A second mission of these Soviet intelligence officers, however, was espionage against the United States, the size and scope of which is the principal subject of this book. The deciphered Venona cables do more than reveal the remarkable success that the Soviet Union had in recruiting spies and gaining access to many important U.S. government agencies and laboratories dealing with secret information. They expose beyond cavil the American Communist party as an auxiliary of the intelligence agencies of the Soviet Union. While not every Soviet spy was a Communist, most were. And while not every American Communist was a spy, hundreds were. The CPUSA itself worked closely with Soviet intelligence agencies to facilitate their espionage. Party leaders were not only aware of the liaison; they actively worked to assist the relationship.
Information from the Venona decryptions underlay the policies of U.S. government officials in their approach to the issue of domestic communism. The investigations and prosecutions of American Communists undertaken by the federal government in the late 1940s and early 1950s were premised on an assumption that the CPUSA had assisted Soviet espionage. This view contributed to the Truman administration’s executive order in 1947, reinforced in the early 1950s under the Eisenhower administration, that U.S. government employees be subjected to loyalty and security investigations.

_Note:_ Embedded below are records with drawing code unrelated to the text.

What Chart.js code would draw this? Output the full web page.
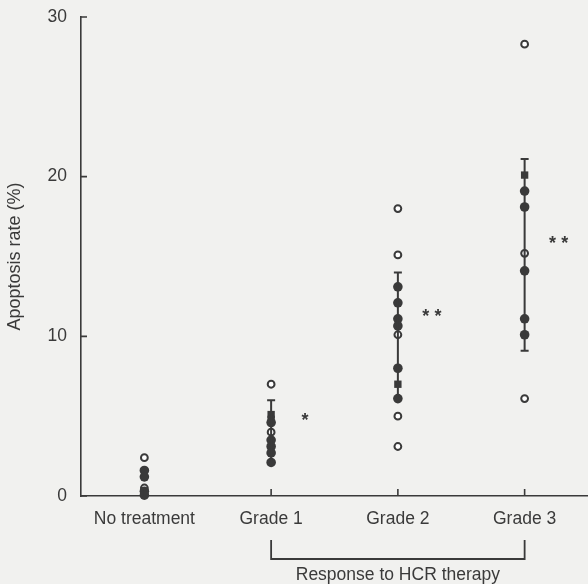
<!DOCTYPE html>
<html>
<head>
    <title>Apoptosis rate</title>
    <script src="https://cdn.jsdelivr.net/npm/chart.js@4.4.1/dist/chart.umd.min.js"></script>
    <style>
        body { margin: 0; background: #f1f1ef; }
        #wrap { width: 588px; height: 584px; }
    </style>
</head>
<body>
<div id="wrap"><canvas id="myChart" width="588" height="584"></canvas></div>
<script>
    // categories on the x axis
    const categories = ['No treatment', 'Grade 1', 'Grade 2', 'Grade 3'];

    // individual cases, one list per category (same order as categories)
    const filledCircles = [
        [1.6, 1.2, 0.3, 0.05],
        [4.6, 3.5, 3.1, 2.7, 2.1],
        [13.1, 12.1, 11.1, 10.65, 8.0, 6.1],
        [19.1, 18.1, 14.1, 11.1, 10.1]
    ];
    const openCircles = [
        [2.4, 0.5],
        [7.0, 4.0],
        [18.0, 15.1, 10.1, 5.0, 3.1],
        [28.3, 15.2, 6.1]
    ];
    const squares = [
        [],
        [5.1, 4.8],
        [7.0],
        [20.1]
    ];

    // mean +/- SD bars (null = none drawn)
    const barLow  = [null, 2.1, 6.1, 9.1];
    const barHigh = [null, 6.0, 14.0, 21.1];

    // significance marks
    const stars    = ['', '*', '**', '**'];
    const starY    = [null, 4.9, 11.4, 16.0];

    const yTicks = [0, 10, 20, 30];

    const ink = '#3a3a3a';
    const fontFam = '"Liberation Sans", Arial, sans-serif';

    function toPoints(lists) {
        const pts = [];
        lists.forEach((vals, i) => vals.forEach(v => pts.push({x: categories[i], y: v})));
        return pts;
    }

    // draws axis ticks (inward), error bars, asterisks and the bracket
    const extras = {
        id: 'extras',
        afterDatasetsDraw(chart) {
            const ctx = chart.ctx;
            const xs = chart.scales.x, ys = chart.scales.y;
            const area = chart.chartArea;
            ctx.save();
            ctx.strokeStyle = ink;
            ctx.lineWidth = 1.6;

            // inward ticks
            ctx.beginPath();
            yTicks.forEach(t => {
                const py = ys.getPixelForValue(t);
                ctx.moveTo(area.left, py);
                ctx.lineTo(area.left + 6, py);
            });
            categories.forEach((c, i) => {
                const px = xs.getPixelForValue(i);
                ctx.moveTo(px, area.bottom);
                ctx.lineTo(px, area.bottom - 7);
            });
            ctx.stroke();

            // error bars
            ctx.lineWidth = 2;
            barLow.forEach((lo, i) => {
                if (lo === null) return;
                const px = xs.getPixelForValue(i);
                const y1 = ys.getPixelForValue(lo), y2 = ys.getPixelForValue(barHigh[i]);
                ctx.beginPath();
                ctx.moveTo(px, y1); ctx.lineTo(px, y2);
                ctx.moveTo(px - 4, y1); ctx.lineTo(px + 4, y1);
                ctx.moveTo(px - 4, y2); ctx.lineTo(px + 4, y2);
                ctx.stroke();
            });

            // asterisks
            ctx.fillStyle = ink;
            ctx.font = 'bold 18px ' + fontFam;
            ctx.textAlign = 'center';
            ctx.textBaseline = 'middle';
            stars.forEach((s, i) => {
                if (!s) return;
                ctx.fillText(s.split('').join(' '), xs.getPixelForValue(i) + 34, ys.getPixelForValue(starY[i]) + 3);
            });

            // bracket under the graded groups
            const bx1 = xs.getPixelForValue(1), bx2 = xs.getPixelForValue(3);
            const top = area.bottom + 44, bot = area.bottom + 63;
            ctx.lineWidth = 1.8;
            ctx.beginPath();
            ctx.moveTo(bx1, top); ctx.lineTo(bx1, bot); ctx.lineTo(bx2, bot); ctx.lineTo(bx2, top);
            ctx.stroke();
            ctx.font = '17.5px ' + fontFam;
            ctx.fillText('Response to HCR therapy', (bx1 + bx2) / 2, bot + 16);
            ctx.restore();
        }
    };

    const base = {
        showLine: false,
        borderColor: ink,
        pointHoverRadius: 0
    };

    const myChart = new Chart(document.getElementById('myChart'), {
        type: 'line',
        data: {
            labels: categories,
            datasets: [
                Object.assign({}, base, {
                    label: 'filled', data: toPoints(filledCircles),
                    pointStyle: 'circle', pointRadius: 4.8, backgroundColor: ink, pointBorderWidth: 0
                }),
                Object.assign({}, base, {
                    label: 'square', data: toPoints(squares),
                    pointStyle: 'rect', pointRadius: 5.2, backgroundColor: ink, pointBorderWidth: 0
                }),
                Object.assign({}, base, {
                    label: 'open', data: toPoints(openCircles),
                    pointStyle: 'circle', pointRadius: 3.4, backgroundColor: '#ffffff', pointBorderWidth: 2
                })
            ]
        },
        options: {
            responsive: false,
            animation: false,
            clip: false,
            layout: { autoPadding: false, padding: { top: 17, right: 0, bottom: 0, left: 0 } },
            plugins: { legend: { display: false }, tooltip: { enabled: false } },
            scales: {
                x: {
                    type: 'category',
                    offset: true,
                    grid: { display: false, drawTicks: false, offset: false },
                    border: { display: true, color: ink, width: 1.6 },
                    ticks: { color: ink, padding: 13, font: { family: fontFam, size: 17.5 } },
                    afterFit(s) { s.height = 88; s.paddingLeft = 0; s.paddingRight = 0; }
                },
                y: {
                    min: 0, max: 30,
                    afterBuildTicks(s) { s.ticks = yTicks.map(v => ({value: v})); },
                    grid: { display: false, drawTicks: false },
                    border: { display: true, color: ink, width: 1.6 },
                    ticks: { color: ink, padding: 14, font: { family: fontFam, size: 17.5 } },
                    title: {
                        display: true, text: 'Apoptosis rate (%)', color: ink,
                        font: { family: fontFam, size: 18 }, padding: { top: 4, bottom: 0 }
                    },
                    afterFit(s) { s.width = 81; s.paddingTop = 0; s.paddingBottom = 0; }
                }
            }
        },
        plugins: [extras]
    });
</script>
</body>
</html>
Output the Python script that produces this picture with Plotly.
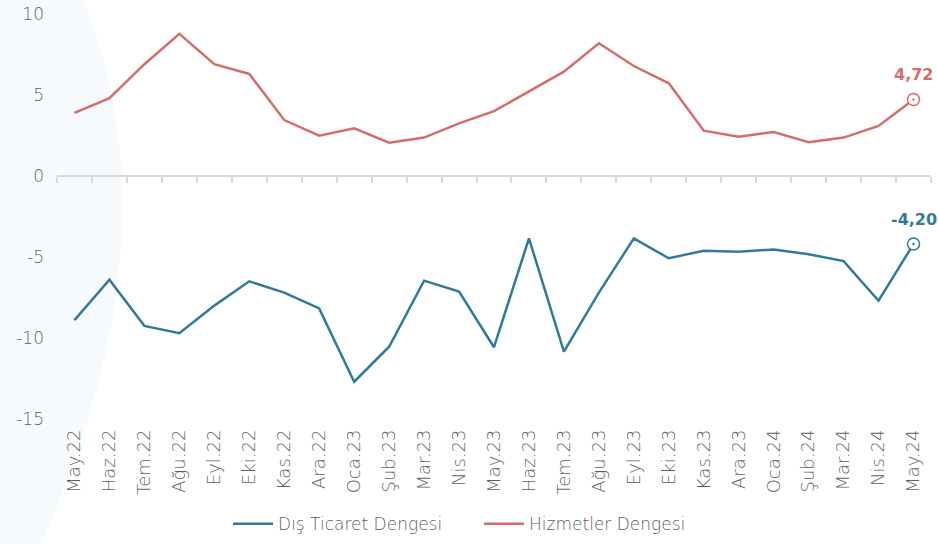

The understanding also lay behind the 1948 decision by Truman’s attorney general to prosecute the leaders of the CPUSA under the sedition sections of the Smith Act. It was an explicit assumption behind congressional investigations of domestic communism in the late 1940s and 1950s, and it permeated public attitudes toward domestic communism.
The Soviet Union’s unrestrained espionage against the United States from 1942 to 1945 was of the type that a nation directs at an enemy state. By the late 1940s the evidence provided by Venona of the massive size and intense hostility of Soviet intelligence operations caused both American counterintelligence professionals and high-level policy-makers to conclude that Stalin had already launched a covert attack on the United States. In their minds, the Soviet espionage offensive indicated that the Cold War had begun not after World War II but many years earlier.
This book describes Soviet espionage in the United States in the 1930s and 1940s. It concentrates on operations during World War II, the most aggressive and effective phase of Soviet activity. It also shows how the success of the wartime espionage offensive rested on the extensive base prepared in the 1930s by the Communist International and the American Communist party. Separate chapters deal with the role of American Communists in Soviet espionage, Elizabeth Bentley’s extensive spy rings, the lesser but still significant American activities of Soviet military intelligence (GRU and Naval GRU) compared with that of the larger KGB, the broad scope of Soviet industrial and scientific espionage, and the Soviet Union’s waging of a secret war on American soil against its ideological enemies: Trotskyists, Zionists, defectors, and Russian exiles of various types. The Venona decryptions are central to documenting this activity, and the next chapter details the history of that highly successful and long-secret project.